Exercise requirements: Below are some entries. Work out how many of their lines hold the word "this", and write that number alone.

Records supplied:
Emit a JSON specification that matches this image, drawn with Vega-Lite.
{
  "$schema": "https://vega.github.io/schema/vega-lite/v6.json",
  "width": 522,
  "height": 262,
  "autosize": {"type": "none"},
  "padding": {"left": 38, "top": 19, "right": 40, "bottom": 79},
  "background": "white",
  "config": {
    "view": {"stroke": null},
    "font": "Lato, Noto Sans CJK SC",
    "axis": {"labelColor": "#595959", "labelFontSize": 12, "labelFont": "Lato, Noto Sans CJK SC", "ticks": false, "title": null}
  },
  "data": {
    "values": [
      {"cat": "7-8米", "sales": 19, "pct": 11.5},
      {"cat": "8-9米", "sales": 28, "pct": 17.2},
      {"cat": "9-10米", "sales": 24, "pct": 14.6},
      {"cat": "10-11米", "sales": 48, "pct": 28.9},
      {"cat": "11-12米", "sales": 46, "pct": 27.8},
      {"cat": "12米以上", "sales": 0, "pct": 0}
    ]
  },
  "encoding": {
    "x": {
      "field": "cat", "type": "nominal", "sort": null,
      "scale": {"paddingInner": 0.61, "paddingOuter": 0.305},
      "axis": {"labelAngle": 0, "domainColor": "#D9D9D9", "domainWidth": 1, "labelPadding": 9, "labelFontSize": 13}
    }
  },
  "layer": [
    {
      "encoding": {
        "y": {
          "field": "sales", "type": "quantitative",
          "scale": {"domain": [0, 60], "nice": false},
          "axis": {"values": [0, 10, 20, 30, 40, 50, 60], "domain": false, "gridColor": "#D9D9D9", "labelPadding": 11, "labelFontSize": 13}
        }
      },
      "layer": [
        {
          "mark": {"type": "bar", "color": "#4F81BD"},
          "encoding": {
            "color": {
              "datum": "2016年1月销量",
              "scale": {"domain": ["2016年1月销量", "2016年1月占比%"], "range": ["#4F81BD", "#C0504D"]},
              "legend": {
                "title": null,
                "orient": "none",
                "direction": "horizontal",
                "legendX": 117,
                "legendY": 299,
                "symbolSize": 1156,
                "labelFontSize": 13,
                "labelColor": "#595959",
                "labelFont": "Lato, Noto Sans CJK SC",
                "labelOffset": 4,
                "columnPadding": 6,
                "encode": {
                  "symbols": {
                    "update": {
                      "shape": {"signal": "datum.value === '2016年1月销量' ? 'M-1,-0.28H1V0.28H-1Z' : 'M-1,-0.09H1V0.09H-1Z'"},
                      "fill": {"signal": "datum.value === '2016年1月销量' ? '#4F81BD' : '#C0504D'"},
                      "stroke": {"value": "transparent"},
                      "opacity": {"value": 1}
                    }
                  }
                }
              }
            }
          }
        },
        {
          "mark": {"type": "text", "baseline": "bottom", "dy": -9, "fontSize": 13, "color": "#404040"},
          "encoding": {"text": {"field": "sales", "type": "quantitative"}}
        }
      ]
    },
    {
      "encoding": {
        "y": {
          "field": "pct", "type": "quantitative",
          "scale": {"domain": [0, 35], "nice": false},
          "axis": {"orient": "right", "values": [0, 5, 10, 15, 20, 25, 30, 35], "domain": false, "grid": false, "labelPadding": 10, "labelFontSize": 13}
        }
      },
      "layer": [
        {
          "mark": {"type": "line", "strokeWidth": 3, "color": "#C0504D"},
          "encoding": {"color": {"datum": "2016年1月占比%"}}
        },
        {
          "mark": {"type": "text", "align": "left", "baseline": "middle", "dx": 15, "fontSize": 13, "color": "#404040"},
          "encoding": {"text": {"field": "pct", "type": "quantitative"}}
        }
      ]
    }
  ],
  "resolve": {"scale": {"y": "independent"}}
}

==

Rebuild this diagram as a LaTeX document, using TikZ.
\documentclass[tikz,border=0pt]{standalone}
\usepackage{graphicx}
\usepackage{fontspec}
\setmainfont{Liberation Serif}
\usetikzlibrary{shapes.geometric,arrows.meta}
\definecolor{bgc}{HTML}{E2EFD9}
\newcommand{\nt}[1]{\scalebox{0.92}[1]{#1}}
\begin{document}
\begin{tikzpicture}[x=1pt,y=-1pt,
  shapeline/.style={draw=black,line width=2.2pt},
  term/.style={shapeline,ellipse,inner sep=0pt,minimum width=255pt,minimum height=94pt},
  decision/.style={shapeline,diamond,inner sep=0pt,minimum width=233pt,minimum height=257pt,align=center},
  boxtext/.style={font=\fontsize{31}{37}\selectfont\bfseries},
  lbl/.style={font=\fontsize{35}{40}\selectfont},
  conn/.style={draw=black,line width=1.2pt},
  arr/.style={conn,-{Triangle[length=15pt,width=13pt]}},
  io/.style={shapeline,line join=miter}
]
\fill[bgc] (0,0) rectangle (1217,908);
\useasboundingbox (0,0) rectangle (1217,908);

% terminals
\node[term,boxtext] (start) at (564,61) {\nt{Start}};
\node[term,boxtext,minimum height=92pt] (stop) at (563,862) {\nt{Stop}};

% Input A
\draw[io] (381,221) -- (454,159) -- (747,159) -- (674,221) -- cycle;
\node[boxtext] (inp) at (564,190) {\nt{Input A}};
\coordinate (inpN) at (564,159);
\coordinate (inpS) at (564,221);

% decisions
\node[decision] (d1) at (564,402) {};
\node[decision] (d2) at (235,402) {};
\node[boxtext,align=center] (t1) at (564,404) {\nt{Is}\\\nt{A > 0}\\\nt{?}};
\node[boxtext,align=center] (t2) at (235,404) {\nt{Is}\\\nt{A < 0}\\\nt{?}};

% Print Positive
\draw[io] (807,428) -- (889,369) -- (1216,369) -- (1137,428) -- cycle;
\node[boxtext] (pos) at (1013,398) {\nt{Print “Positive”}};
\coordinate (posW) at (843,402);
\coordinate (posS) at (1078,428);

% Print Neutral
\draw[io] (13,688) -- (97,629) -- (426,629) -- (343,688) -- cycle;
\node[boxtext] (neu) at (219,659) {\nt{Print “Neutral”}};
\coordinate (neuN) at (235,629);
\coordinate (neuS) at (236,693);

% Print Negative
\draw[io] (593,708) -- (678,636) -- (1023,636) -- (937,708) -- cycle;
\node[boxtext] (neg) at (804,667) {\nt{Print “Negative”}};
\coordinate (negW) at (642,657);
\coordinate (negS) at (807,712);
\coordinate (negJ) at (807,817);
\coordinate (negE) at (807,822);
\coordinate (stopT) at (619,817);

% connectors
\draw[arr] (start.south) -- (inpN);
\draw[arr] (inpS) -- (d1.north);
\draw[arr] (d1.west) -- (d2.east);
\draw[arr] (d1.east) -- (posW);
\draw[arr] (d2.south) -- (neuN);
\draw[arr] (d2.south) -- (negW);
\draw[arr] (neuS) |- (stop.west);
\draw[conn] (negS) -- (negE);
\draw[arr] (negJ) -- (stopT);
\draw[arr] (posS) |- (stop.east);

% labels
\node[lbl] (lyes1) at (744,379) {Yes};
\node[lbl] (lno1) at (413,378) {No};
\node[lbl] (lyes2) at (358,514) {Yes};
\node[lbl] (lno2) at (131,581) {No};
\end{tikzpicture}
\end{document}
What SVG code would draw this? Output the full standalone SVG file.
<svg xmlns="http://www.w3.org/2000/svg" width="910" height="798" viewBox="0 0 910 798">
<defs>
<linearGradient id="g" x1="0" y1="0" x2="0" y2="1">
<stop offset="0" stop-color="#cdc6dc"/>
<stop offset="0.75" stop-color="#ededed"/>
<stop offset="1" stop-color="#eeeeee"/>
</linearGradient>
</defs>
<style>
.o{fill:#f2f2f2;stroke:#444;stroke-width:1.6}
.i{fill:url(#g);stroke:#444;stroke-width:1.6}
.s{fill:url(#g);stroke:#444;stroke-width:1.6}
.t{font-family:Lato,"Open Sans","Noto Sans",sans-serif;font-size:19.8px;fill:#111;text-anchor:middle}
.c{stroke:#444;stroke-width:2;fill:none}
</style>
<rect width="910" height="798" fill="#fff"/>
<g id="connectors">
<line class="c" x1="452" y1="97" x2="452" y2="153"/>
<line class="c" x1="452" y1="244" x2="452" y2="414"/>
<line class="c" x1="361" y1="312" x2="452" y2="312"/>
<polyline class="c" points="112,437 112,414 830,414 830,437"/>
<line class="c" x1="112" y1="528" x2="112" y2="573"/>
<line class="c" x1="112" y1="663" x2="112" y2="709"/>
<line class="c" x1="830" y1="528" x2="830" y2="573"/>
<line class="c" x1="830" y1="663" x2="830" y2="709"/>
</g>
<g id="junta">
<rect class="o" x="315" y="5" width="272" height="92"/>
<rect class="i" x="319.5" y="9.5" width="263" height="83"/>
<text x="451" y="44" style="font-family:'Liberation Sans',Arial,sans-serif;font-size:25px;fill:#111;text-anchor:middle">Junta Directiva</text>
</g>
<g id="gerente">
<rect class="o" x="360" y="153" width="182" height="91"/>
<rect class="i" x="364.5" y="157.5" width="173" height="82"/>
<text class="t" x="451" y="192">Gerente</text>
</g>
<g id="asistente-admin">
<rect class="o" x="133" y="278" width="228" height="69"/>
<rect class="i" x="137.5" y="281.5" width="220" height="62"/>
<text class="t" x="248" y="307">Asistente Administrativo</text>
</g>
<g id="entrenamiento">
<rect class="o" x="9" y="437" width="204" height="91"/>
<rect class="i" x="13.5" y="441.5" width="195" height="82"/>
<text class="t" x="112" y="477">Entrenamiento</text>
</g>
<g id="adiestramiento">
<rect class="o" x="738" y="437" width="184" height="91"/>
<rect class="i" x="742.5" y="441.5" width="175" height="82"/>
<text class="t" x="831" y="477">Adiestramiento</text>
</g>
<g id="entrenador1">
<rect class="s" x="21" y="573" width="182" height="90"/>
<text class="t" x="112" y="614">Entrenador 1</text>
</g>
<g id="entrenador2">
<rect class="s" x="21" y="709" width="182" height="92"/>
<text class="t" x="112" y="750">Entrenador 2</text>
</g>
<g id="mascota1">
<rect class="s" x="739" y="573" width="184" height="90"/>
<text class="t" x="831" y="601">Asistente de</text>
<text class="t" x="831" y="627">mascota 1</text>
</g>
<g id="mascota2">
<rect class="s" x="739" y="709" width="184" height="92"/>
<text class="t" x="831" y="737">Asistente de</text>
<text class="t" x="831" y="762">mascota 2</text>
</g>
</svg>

Problem solution: 3